Live Review: Allman Brown – The Courtyard Theatre


On the morning of 12th November, I woke early to make a special trip on that blue cheap travel coach to London to attend a gig of Allman Brown.  I came to hear of Allman through social media of his label mate Robyn Sherwell, and to entice me further through his social media, I found out about the support act Oh Sister. Two acts in a few songs over three months or so, I was hooked and had to get a ticket.

The wonderful Oh Sister took the stage first, and due to my time spent on social media, they launched into their first song, For The Dales, with a dedication to me.  Well, that took me by surprise and I took the dedication shyly. The crowd were a little on the quiet side but lead singer Sarah, who for years has performed under the moniker Oh Sister as a solo artist, kept them engaged as they made their way through a very short set of five songs which also included Hot & Cold from their debut EP, Watch The Water. Watch out for Oh Sister as well, with their captivating harmonies over electronic folk beats.

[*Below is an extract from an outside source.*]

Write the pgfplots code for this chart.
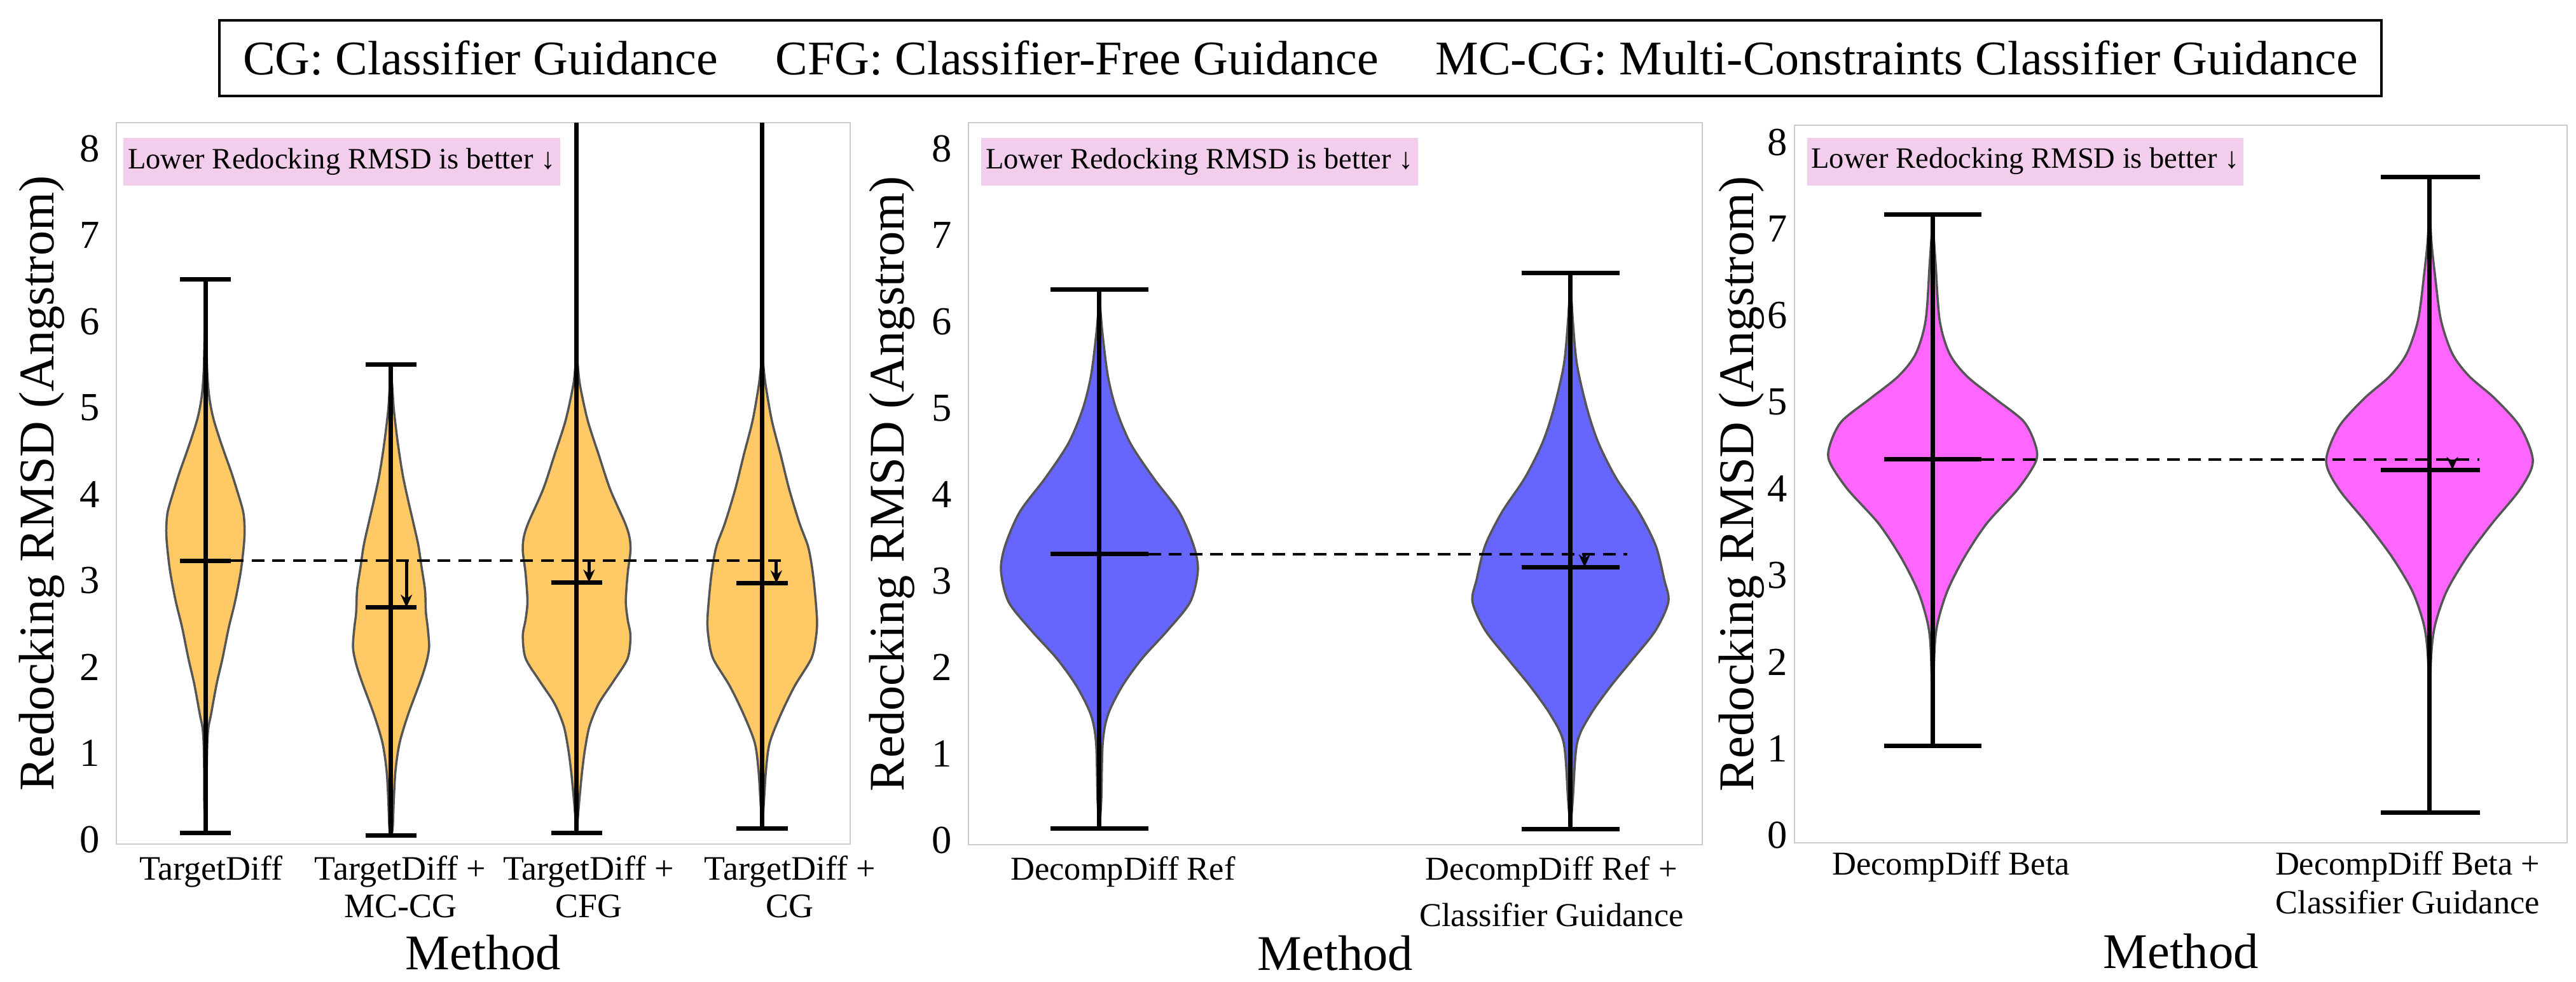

After a little intermission, the man of the night Allman Brown took to the stage with a small band consisting of Robyn Sherwell on the keyboard.  You may have heard of her – she does what I personally think is the best cover I have ever heard of Fleetwood Mac’s Landslide. And I don’t say that lightly as I am quite a huge FM fan!

With the room now at full capacity, Allman kicked off his night with the beautiful Sons And Daughters, the audience wholly in his grasp with nods and cheers. Yet the main reason for tonight’s show is for the single launch of Rivers, which comes into the set fifth song in, with a duet with Robyn. Both artists are brilliant in their own right but together it is, excuse my lack of vocabulary, WOW! Their voices alone are perfect, but together they give me goose pimples. Then if that was not enough, we welcome back Sarah from Oh Sister and with Allman on guitar, we are treated to their cover of Ryan Adams’ Rescue Blues – another amazing collaboration of the night.

But the night did belong to Allman and with a few solo numbers with just his guitar, we felt the rawness of his talent in the dark, quiet room for songs such as Don’t Let Me Go. Although we are given a decent length in set, like the support act, it just seemed to be all over too quickly. Luckily for the crowd, Allman obliged with ‘one more song’ after being ‘dragged from the tempting rider of a bucket full of beer’ and ended the night with Flume – the perfect ending to a pretty perfect evening of some of the most mesmerizing music.